* **REQUIRED TASK**: Leave out the pictures and set down exactly the lines from the start of the listing through the one with "ax.yaxis.set_label_coords(-0.069, 0.5)", both included.

§

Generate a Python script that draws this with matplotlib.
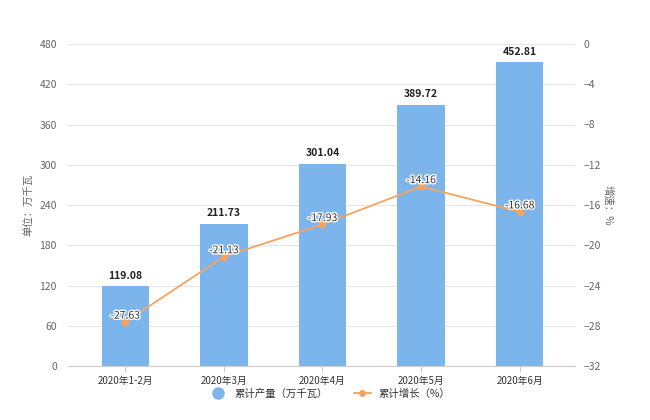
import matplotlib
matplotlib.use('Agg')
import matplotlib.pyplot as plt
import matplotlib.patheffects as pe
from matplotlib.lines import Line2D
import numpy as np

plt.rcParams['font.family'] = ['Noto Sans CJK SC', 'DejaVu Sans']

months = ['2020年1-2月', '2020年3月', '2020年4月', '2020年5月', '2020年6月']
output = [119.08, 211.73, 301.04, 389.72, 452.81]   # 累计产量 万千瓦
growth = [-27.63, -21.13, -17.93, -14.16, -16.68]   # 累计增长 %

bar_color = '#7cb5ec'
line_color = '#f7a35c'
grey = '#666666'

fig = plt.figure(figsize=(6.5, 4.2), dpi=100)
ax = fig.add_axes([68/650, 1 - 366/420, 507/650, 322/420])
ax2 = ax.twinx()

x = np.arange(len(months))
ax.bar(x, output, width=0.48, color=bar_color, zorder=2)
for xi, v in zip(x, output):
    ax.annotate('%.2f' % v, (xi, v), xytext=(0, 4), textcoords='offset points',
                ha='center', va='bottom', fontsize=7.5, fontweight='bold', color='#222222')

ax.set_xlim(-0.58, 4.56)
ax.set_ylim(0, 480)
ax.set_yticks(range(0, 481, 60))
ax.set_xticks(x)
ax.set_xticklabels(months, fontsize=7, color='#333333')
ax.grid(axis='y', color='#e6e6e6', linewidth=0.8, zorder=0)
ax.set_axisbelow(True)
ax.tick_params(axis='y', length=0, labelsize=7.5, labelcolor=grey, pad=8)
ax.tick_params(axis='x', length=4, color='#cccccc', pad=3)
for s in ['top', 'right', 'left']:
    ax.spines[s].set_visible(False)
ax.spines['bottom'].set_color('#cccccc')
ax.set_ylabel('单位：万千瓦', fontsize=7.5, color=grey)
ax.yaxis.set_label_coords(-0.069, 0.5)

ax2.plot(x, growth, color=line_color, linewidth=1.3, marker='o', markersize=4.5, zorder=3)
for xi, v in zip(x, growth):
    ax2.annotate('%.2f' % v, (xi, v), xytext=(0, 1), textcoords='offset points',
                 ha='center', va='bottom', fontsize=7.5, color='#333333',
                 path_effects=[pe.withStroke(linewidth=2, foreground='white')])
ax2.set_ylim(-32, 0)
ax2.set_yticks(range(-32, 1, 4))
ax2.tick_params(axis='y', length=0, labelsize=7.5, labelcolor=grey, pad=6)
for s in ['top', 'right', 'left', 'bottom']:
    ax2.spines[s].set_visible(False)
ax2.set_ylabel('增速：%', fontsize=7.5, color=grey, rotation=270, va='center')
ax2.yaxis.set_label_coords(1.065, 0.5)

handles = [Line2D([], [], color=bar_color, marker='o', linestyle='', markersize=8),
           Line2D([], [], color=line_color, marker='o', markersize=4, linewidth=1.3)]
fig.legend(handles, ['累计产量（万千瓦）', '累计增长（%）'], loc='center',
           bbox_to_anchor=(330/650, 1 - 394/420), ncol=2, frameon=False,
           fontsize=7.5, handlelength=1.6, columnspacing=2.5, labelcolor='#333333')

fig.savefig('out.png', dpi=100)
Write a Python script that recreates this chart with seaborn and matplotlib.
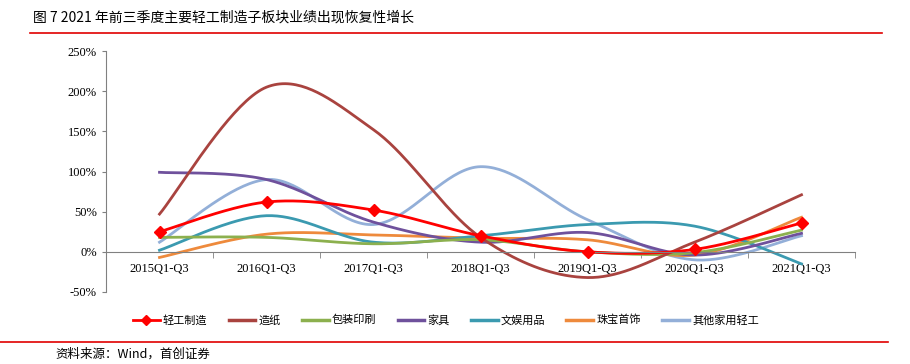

§

* **EXERCISE SOLUTION**:
Generate a Python script that draws this with matplotlib.
import matplotlib
matplotlib.use('Agg')
import matplotlib.pyplot as plt
import matplotlib.patheffects as pe
from matplotlib.lines import Line2D
import numpy as np

plt.rcParams['font.family'] = ['Noto Sans CJK SC', 'DejaVu Sans']

months = ['2020年1-2月', '2020年3月', '2020年4月', '2020年5月', '2020年6月']
output = [119.08, 211.73, 301.04, 389.72, 452.81]   # 累计产量 万千瓦
growth = [-27.63, -21.13, -17.93, -14.16, -16.68]   # 累计增长 %

bar_color = '#7cb5ec'
line_color = '#f7a35c'
grey = '#666666'

fig = plt.figure(figsize=(6.5, 4.2), dpi=100)
ax = fig.add_axes([68/650, 1 - 366/420, 507/650, 322/420])
ax2 = ax.twinx()

x = np.arange(len(months))
ax.bar(x, output, width=0.48, color=bar_color, zorder=2)
for xi, v in zip(x, output):
    ax.annotate('%.2f' % v, (xi, v), xytext=(0, 4), textcoords='offset points',
                ha='center', va='bottom', fontsize=7.5, fontweight='bold', color='#222222')

ax.set_xlim(-0.58, 4.56)
ax.set_ylim(0, 480)
ax.set_yticks(range(0, 481, 60))
ax.set_xticks(x)
ax.set_xticklabels(months, fontsize=7, color='#333333')
ax.grid(axis='y', color='#e6e6e6', linewidth=0.8, zorder=0)
ax.set_axisbelow(True)
ax.tick_params(axis='y', length=0, labelsize=7.5, labelcolor=grey, pad=8)
ax.tick_params(axis='x', length=4, color='#cccccc', pad=3)
for s in ['top', 'right', 'left']:
    ax.spines[s].set_visible(False)
ax.spines['bottom'].set_color('#cccccc')
ax.set_ylabel('单位：万千瓦', fontsize=7.5, color=grey)
ax.yaxis.set_label_coords(-0.069, 0.5)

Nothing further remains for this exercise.